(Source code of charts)

————————

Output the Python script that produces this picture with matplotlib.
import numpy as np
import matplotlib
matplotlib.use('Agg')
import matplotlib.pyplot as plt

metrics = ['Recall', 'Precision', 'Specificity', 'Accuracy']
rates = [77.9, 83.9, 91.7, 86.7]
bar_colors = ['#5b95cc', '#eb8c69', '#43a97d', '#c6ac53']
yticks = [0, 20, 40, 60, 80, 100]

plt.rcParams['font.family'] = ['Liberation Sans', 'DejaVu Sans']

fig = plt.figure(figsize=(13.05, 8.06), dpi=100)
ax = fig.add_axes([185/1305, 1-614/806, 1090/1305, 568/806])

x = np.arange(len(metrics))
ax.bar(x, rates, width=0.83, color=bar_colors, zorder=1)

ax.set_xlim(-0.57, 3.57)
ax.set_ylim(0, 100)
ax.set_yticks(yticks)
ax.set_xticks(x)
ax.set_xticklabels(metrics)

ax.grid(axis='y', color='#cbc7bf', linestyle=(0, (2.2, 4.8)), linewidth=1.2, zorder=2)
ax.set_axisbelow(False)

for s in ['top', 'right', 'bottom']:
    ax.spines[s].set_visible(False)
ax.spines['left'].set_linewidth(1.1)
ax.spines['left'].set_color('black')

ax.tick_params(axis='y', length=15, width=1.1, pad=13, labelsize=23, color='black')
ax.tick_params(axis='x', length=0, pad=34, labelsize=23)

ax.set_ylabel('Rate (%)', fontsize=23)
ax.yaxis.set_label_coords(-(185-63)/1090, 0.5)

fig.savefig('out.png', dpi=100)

————————

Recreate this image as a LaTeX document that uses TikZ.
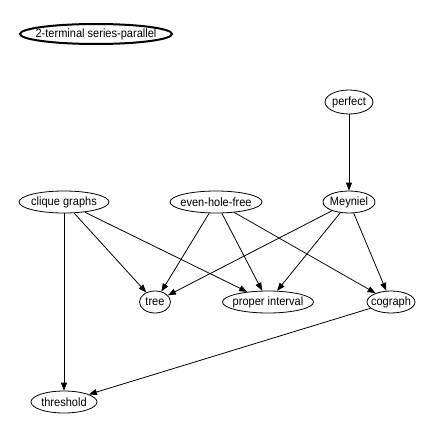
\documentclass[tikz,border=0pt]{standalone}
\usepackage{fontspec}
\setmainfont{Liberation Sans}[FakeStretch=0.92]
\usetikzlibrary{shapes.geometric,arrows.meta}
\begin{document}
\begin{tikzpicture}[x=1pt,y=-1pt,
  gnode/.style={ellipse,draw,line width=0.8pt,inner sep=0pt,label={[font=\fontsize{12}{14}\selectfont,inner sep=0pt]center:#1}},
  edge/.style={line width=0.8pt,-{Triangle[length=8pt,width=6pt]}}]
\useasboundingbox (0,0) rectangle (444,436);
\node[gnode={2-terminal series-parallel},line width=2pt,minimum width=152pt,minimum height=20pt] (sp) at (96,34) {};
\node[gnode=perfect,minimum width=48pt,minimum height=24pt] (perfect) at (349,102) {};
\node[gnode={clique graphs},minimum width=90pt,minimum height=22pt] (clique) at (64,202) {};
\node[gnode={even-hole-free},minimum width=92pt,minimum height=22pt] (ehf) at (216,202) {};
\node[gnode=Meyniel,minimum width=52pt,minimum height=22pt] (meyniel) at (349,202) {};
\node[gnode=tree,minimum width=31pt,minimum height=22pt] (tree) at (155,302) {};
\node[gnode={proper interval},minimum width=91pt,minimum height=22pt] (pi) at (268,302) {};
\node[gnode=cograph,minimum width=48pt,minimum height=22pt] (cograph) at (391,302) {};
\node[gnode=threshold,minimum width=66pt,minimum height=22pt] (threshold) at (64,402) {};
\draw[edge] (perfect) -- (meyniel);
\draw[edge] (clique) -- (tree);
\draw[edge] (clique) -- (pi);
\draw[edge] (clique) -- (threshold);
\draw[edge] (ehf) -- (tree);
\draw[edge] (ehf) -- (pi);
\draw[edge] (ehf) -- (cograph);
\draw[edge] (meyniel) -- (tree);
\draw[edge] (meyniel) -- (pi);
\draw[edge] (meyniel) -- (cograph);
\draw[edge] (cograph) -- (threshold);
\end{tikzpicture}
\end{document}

————————

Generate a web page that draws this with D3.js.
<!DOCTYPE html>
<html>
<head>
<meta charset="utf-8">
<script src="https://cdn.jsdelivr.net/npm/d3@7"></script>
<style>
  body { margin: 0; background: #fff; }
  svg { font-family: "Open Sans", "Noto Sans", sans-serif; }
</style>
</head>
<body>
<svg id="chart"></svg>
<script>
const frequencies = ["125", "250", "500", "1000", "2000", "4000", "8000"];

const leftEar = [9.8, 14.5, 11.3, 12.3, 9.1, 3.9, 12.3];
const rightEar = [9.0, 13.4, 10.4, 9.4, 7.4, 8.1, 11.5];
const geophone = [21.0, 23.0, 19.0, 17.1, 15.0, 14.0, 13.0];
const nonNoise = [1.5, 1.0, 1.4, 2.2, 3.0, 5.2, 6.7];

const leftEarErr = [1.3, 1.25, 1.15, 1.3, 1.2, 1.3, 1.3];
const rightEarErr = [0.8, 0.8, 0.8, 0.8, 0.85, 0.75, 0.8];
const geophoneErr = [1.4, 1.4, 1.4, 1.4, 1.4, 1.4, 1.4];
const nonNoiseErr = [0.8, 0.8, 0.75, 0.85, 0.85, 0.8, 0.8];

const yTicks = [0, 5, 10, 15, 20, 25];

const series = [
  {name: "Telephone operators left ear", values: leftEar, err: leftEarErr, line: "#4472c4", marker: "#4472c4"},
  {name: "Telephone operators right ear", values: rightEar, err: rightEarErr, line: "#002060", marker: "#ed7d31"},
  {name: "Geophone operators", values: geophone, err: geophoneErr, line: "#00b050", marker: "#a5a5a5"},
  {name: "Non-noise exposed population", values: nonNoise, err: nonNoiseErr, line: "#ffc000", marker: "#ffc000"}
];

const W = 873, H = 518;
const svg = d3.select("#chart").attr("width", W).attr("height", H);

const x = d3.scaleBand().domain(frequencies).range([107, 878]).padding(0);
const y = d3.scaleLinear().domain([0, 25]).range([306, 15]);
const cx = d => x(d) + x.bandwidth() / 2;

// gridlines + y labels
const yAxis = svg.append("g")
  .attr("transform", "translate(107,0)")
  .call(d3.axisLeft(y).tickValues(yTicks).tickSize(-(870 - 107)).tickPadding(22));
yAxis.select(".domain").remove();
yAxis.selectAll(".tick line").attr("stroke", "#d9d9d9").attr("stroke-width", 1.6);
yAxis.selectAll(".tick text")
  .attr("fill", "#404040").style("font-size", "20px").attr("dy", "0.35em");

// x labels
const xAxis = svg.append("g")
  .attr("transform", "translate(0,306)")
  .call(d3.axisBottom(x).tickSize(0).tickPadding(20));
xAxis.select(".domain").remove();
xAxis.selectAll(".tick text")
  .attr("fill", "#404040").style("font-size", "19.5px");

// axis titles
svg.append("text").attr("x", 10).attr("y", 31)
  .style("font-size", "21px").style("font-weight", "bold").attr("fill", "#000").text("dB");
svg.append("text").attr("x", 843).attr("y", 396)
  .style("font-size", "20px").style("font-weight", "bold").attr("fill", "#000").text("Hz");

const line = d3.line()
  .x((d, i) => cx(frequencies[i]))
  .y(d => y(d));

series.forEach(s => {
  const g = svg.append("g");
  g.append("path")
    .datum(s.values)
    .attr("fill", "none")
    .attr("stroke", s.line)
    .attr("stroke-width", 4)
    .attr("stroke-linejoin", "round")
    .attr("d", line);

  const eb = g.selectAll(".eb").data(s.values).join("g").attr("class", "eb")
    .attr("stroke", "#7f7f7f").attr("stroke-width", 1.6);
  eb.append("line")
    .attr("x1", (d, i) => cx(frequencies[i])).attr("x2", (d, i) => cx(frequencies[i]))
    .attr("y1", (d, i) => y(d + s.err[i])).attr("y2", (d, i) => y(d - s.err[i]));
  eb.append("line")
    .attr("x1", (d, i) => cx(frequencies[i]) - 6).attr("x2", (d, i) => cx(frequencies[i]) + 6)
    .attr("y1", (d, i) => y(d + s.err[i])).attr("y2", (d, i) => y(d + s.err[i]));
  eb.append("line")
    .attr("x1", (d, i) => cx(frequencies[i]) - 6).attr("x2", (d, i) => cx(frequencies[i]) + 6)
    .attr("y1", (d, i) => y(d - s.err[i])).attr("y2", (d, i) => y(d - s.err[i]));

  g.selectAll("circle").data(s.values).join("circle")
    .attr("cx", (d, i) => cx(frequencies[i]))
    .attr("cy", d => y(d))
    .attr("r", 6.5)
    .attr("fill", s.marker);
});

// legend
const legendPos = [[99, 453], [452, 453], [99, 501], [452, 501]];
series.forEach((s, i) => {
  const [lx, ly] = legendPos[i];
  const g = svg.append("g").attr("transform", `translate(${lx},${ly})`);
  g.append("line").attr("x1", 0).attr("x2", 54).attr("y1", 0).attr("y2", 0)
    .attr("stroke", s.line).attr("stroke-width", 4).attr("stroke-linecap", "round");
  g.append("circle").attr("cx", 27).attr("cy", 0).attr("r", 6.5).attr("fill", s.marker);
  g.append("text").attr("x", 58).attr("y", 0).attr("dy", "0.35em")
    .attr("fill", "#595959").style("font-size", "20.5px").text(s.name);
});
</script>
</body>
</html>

————————

#### Do this:
Quote exactly the lines running from the line with "Output the Python" through the line with "ax = fig.add_axes([185/1305, 1-614/806, 1090/1305, 568/806])", both ends included, and nothing more.

#### Written response:
Output the Python script that produces this picture with matplotlib.
import numpy as np
import matplotlib
matplotlib.use('Agg')
import matplotlib.pyplot as plt

metrics = ['Recall', 'Precision', 'Specificity', 'Accuracy']
rates = [77.9, 83.9, 91.7, 86.7]
bar_colors = ['#5b95cc', '#eb8c69', '#43a97d', '#c6ac53']
yticks = [0, 20, 40, 60, 80, 100]

plt.rcParams['font.family'] = ['Liberation Sans', 'DejaVu Sans']

fig = plt.figure(figsize=(13.05, 8.06), dpi=100)
ax = fig.add_axes([185/1305, 1-614/806, 1090/1305, 568/806])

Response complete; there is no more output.